>> BEGIN Dataset records
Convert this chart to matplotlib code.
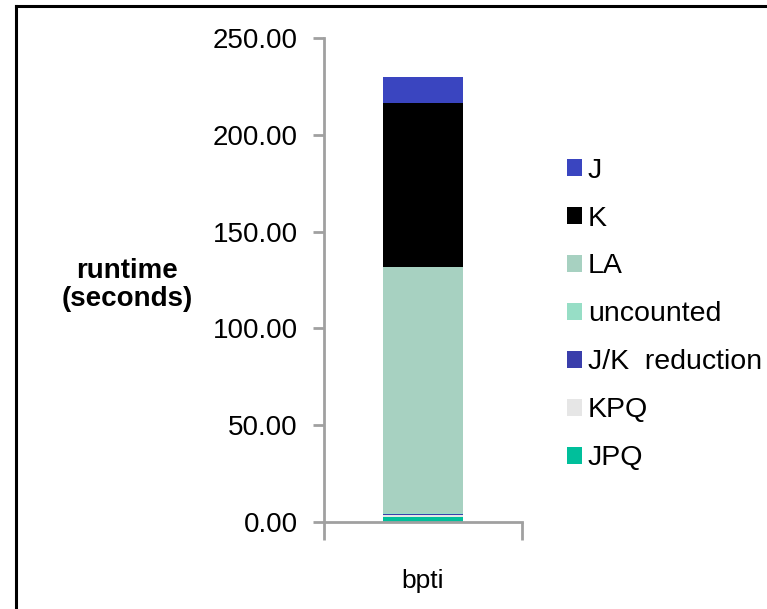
>> END Dataset records
>> BEGIN Dataset records
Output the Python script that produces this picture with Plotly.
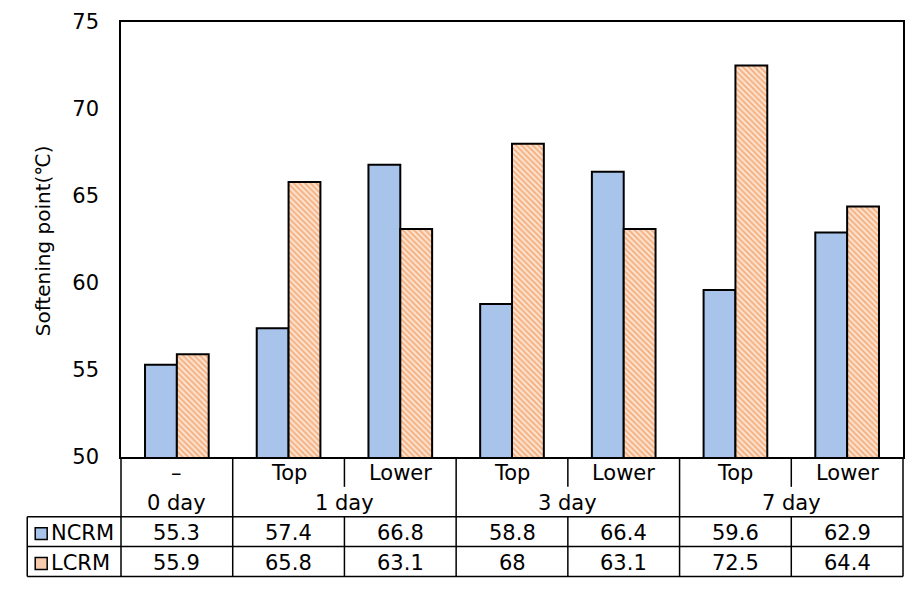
>> END Dataset records
>> BEGIN Dataset records
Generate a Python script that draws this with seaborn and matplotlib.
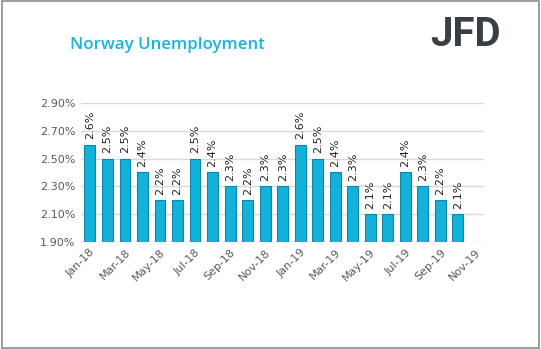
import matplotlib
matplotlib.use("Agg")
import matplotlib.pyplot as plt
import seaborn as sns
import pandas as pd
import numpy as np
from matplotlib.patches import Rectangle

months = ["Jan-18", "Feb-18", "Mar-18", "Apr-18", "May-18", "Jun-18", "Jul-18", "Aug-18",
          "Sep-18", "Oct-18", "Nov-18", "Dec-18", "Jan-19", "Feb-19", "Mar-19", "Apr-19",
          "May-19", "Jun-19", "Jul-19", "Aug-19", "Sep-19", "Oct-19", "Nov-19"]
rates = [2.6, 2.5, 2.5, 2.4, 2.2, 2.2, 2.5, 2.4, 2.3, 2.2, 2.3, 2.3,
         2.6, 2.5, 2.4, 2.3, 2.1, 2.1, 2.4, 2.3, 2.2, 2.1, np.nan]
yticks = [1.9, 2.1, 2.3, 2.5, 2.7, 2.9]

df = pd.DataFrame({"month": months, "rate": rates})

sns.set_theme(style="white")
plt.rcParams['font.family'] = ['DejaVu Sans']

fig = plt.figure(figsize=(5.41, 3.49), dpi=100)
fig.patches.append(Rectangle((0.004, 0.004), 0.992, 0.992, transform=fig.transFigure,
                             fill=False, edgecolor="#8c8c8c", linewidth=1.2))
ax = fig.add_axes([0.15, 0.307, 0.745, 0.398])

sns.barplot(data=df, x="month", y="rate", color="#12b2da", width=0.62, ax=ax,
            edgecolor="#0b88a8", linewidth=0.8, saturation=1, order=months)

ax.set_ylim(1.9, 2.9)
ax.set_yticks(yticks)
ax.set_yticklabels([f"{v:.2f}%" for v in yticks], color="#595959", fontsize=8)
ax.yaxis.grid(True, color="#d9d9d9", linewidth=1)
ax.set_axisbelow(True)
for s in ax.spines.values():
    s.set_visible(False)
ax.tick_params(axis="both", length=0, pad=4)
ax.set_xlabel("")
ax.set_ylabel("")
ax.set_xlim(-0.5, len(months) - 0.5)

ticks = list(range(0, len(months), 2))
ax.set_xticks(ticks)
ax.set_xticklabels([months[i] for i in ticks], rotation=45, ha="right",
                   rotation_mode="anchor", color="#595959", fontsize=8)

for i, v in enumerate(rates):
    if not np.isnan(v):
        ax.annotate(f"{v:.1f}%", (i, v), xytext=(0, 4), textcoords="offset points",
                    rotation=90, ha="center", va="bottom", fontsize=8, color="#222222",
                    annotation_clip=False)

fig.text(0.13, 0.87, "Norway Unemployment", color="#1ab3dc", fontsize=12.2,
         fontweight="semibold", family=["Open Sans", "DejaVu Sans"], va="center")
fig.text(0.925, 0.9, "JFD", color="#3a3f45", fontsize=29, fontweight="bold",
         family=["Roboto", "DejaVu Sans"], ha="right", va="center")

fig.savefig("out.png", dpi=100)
>> END Dataset records
→ **What the exercise asks**
Pictures are not part of the copy. Write out only the lines from the one containing "Generate a Python" through the one containing "linewidth=0.8, saturation=1, order=months)", exactly as they stand, both included.

→ **Right answer**
Generate a Python script that draws this with seaborn and matplotlib.
import matplotlib
matplotlib.use("Agg")
import matplotlib.pyplot as plt
import seaborn as sns
import pandas as pd
import numpy as np
from matplotlib.patches import Rectangle

months = ["Jan-18", "Feb-18", "Mar-18", "Apr-18", "May-18", "Jun-18", "Jul-18", "Aug-18",
          "Sep-18", "Oct-18", "Nov-18", "Dec-18", "Jan-19", "Feb-19", "Mar-19", "Apr-19",
          "May-19", "Jun-19", "Jul-19", "Aug-19", "Sep-19", "Oct-19", "Nov-19"]
rates = [2.6, 2.5, 2.5, 2.4, 2.2, 2.2, 2.5, 2.4, 2.3, 2.2, 2.3, 2.3,
         2.6, 2.5, 2.4, 2.3, 2.1, 2.1, 2.4, 2.3, 2.2, 2.1, np.nan]
yticks = [1.9, 2.1, 2.3, 2.5, 2.7, 2.9]

df = pd.DataFrame({"month": months, "rate": rates})

sns.set_theme(style="white")
plt.rcParams['font.family'] = ['DejaVu Sans']

fig = plt.figure(figsize=(5.41, 3.49), dpi=100)
fig.patches.append(Rectangle((0.004, 0.004), 0.992, 0.992, transform=fig.transFigure,
                             fill=False, edgecolor="#8c8c8c", linewidth=1.2))
ax = fig.add_axes([0.15, 0.307, 0.745, 0.398])

sns.barplot(data=df, x="month", y="rate", color="#12b2da", width=0.62, ax=ax,
            edgecolor="#0b88a8", linewidth=0.8, saturation=1, order=months)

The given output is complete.